The sad thing is that the "bystander effect" is an issue in the US as well, although nowhere as extreme as what happens in China. But thanks to so many people being sue-happy here, it only takes a quick second for a victim to turn around and sue the person that helped them, knowing they can make an attempt at a quick buck.

It can be a real shameful society we live in at times. :indiff:
 
The isn't such thing as common sense in this country. Really, I know it for a fact. I observe lack of common sense on a daily basis but it's not the educated, modernised minority, it's the poor, uncivilised, peasant majority that fail on this.

It's not to do with the country politics much either. It's to do with stupidity on the part of municipal governments. There are so many people in this country that it's like life doesn't has the value that it does in other countries.
 
McLaren
It should, but it isn't like many things.

The sad thing is that the "bystander effect" is an issue in the US as well, although nowhere as extreme as what happens in China. But thanks to so many people being sue-happy here, it only takes a quick second for a victim to turn around and sue the person that helped them, knowing they can make an attempt at a quick buck.

It can be a real shameful society we live in at times. :indiff:

In the US we have the Good Samaritan Law which gives immunity from lawsuits for helping someone. It allows people to give basic first aid but does not cover you if you're going to get crazy and try to perform surgery or something along those lines. The biggest problem you would have to deal with is exposure to bodily fluids, who knows if the person bleeding out has some kind of disease.
 
In the US we have the Good Samaritan Law which gives immunity from lawsuits for helping someone. It allows people to give basic first aid but does not cover you if you're going to get crazy and try to perform surgery or something along those lines. The biggest problem you would have to deal with is exposure to bodily fluids, who knows if the person bleeding out has some kind of disease.
Except those laws do not apply to the entire US & the details of them vary by state. In some, the laws only protect those trained to administer aid & in others, they protect first responders because the law requires them to give aid to a certain degree.

The laws help, but they do not protect bystanders completely. There are several loopholes for a victim to sue their rescuer, unfortunately.
 
McLaren
Except those laws do not apply to the entire US & the details of them vary by state. In some, the laws only protect those trained to administer aid & in others, they protect first responders because the law requires them to give aid to a certain degree.

The laws help, but they do not protect bystanders completely. There are several loopholes for a victim to sue their rescuer, unfortunately.
I just did a little research and you are absolutely correct. I was thinking everywhere else was like Arizona but some states only cover you if you have received certain training or are a first responder. I think regardless of the laws a person should at a minimum call for help, especially if no one else is around!
 
Good article on CNN (imagine that) about 'bystander dilemma'.
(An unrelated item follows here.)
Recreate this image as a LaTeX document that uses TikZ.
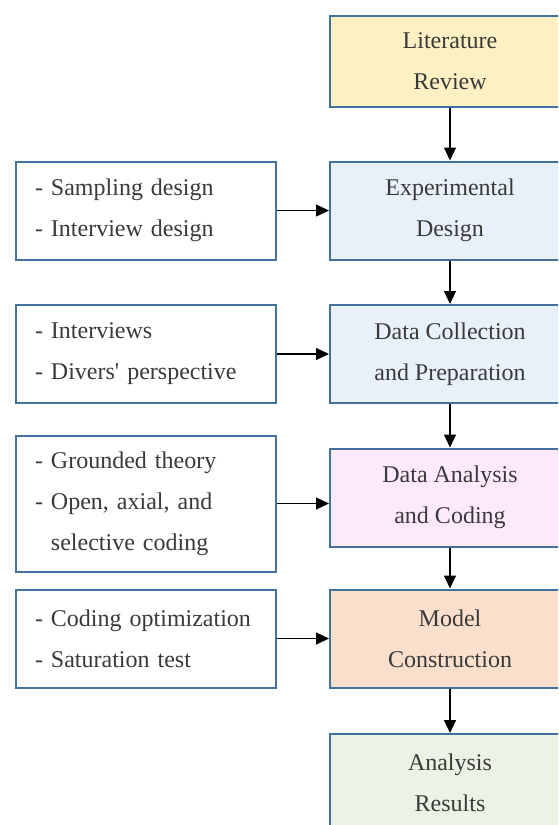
\documentclass[tikz,border=0pt]{standalone}
\usepackage{fontspec}
\setmainfont{Liberation Serif}
\usetikzlibrary{arrows.meta,positioning}
\definecolor{borderColor}{HTML}{41719C}
\definecolor{textColor}{HTML}{3A3A3A}
\definecolor{reviewColor}{HTML}{FFF0C4}
\definecolor{designColor}{HTML}{E8F1FA}
\definecolor{collectColor}{HTML}{E8F1FA}
\definecolor{analysisColor}{HTML}{FDE9FC}
\definecolor{modelColor}{HTML}{FBDFCD}
\definecolor{resultColor}{HTML}{EBF3E4}

\begin{document}
\begin{tikzpicture}[%
    >={Triangle[length=13pt,width=12pt]},line width=1.2pt,align=center,
    every node/.style={font=\fontsize{24}{41}\selectfont,text=textColor}]
    \tikzstyle{base}=[draw=borderColor,line width=2pt,node distance=43.5pt]
    \tikzstyle{stage}=[base,rectangle,minimum width=240pt,minimum height=98pt]
    \tikzstyle{detail}=[base,rectangle,fill=white,inner xsep=19pt,text width=222pt,align=left,minimum height=98pt]
    % All stage styles
    \tikzstyle{review}=[stage,fill=reviewColor,minimum height=91pt]
    \tikzstyle{design}=[stage,fill=designColor]
    \tikzstyle{collect}=[stage,fill=collectColor]
    \tikzstyle{analysis}=[stage,fill=analysisColor]
    \tikzstyle{model}=[stage,fill=modelColor]
    \tikzstyle{result}=[stage,fill=resultColor]
    \useasboundingbox (0,0) rectangle (558pt,-825pt);
    \clip (0,0) rectangle (558pt,-825pt);
    % All stages
    \node (review) [review] at (450pt,-61.5pt)         {Literature\\Review};
    \node (design) [design,below=52.5pt of review]     {Experimental\\Design};
    \node (collect) [collect,below=of design]          {Data Collection\\and Preparation};
    \node (analysis) [analysis,below=of collect]       {Data Analysis\\and Coding};
    \node (model) [model,below=41pt of analysis]       {Model\\Construction};
    \node (result) [result,below=44.5pt of model]      {Analysis\\Results};
    % All details
    \node (designDetail) [detail,left=52pt of design]
          {- Sampling design\\- Interview design};
    \node (collectDetail) [detail,left=52pt of collect]
          {- Interviews\\- Divers\textquotesingle{} perspective};
    \node (analysisDetail) [detail,left=52pt of analysis,yshift=-6pt,minimum height=136pt]
          {- Grounded theory\\- Open, axial, and\\\phantom{- }selective coding};
    \node (modelDetail) [detail,left=52pt of model]
          {- Coding optimization\\- Saturation test};
    % Edges
    \draw [->] (review) -- (design);
    \draw [->] (design) -- (collect);
    \draw [->] (collect) -- (analysis);
    \draw [->] (analysis) -- (model);
    \draw [->] (model) -- (result);
    \draw [->] (designDetail.east) -- (designDetail.east -| design.west);
    \draw [->] (collectDetail.east) -- (collectDetail.east -| collect.west);
    \draw [->] (analysisDetail.east) -- (analysisDetail.east -| analysis.west);
    \draw [->] (modelDetail.east) -- (modelDetail.east -| model.west);
  \end{tikzpicture}
\end{document}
http://edition.cnn.com/2011/10/18/opinion/kreuger-china-incident/index.html?hpt=hp_c2


Also, I believe it was last year in China were a judge ruled that the person who came to the aid of a woman hit by a vehicle must have been the driver because 'only the driver would come to the aid...' and the samaritan ended up in jail. Precedent has been set. In China, helping someone might be the worst thing you can do.

Good point. Monkey judicial system with communism, false convictions galore over there I bet... The corruption must be horrendous too when the state controls almost everything.

China is a country with a history of unspeakable tragedy. The "great leap forward" killed nearly 50 million people.

In the 1970s a big Typhoon swept inland and caused the Banqiao Reservoir Dam to break, sweeping away 250,000 people; killed close to that many.

So this is a culture that has an incredibly high number of children, and has had a real horrific history of mass death. There must be certain amount of apathy developed when a country sees that on home soil.